The future of knowledge management in large development programmes and organisations: lessons from a large-scale institutional experiment


  • Jürgen Hagmann
  • Helen Gillman


This paper draws lessons on the future of knowledge management (KM) from the experiences of a process aimed at integrating KM and learning into projects in East and Southern Africa, supported by the International Fund for Agricultural Development (IFAD). KM in IFAD has mainly been aimed at enhancing knowledge sharing at headquarters, and in projects through regional networks. The challenge in the initiative in Eastern and Southern Africa was to make KM and learning practical enough and fully connected with innovation, leading to continuous improvement of project performance, so that project staff would embrace it, rather than seeing it as just another imposed idea. The action learning experiment over four years was successful with impact in many levels, and enabled in-depth learning about how to improve large development projects and programmes through a systemic learning approach.

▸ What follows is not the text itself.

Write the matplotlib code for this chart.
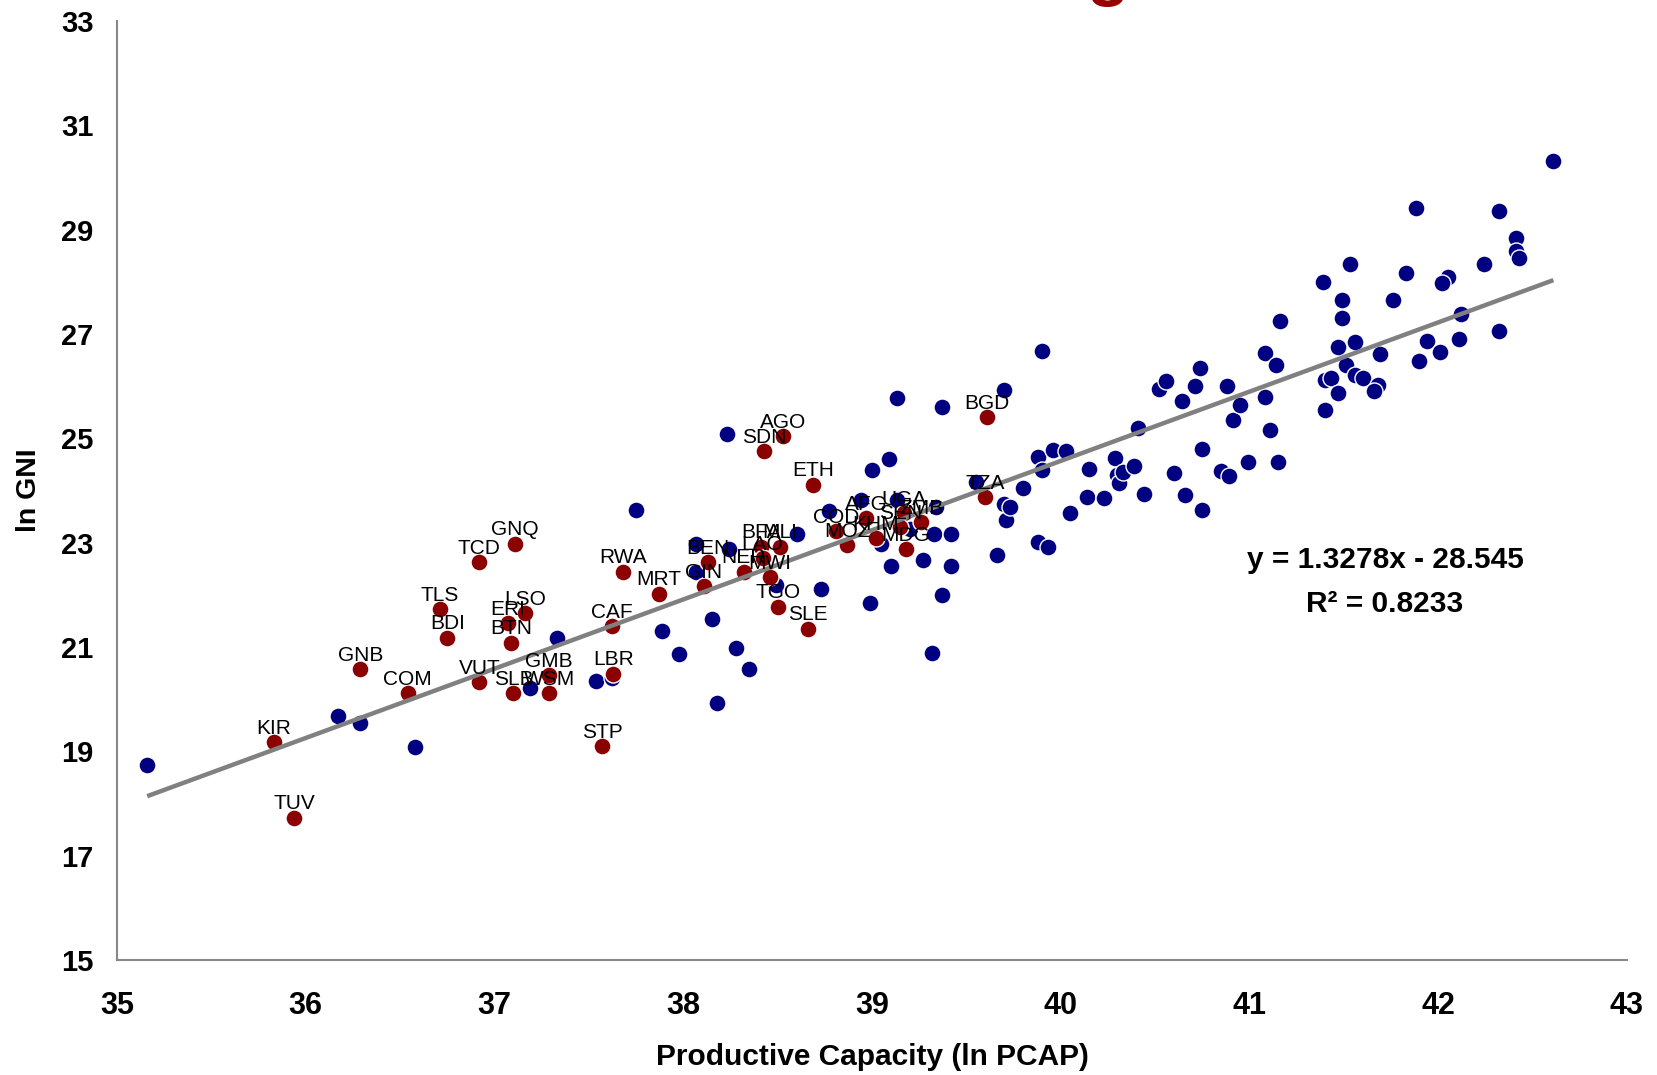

However, unless KM has a clear purpose and is fully integrated into business processes aimed at performance improvement, and its effectiveness can be measured, it will sooner or later fall prey to budgets cuts and other priorities. Unless results are evident, KM might end up like so many other interesting concepts in development organisations. Organisational development and KM need to become one continuous process. All of this throws into question the future of KM in large development organisations unless a very strong leadership and motivation to improve effectiveness throughout the hierarchy persists over a long term.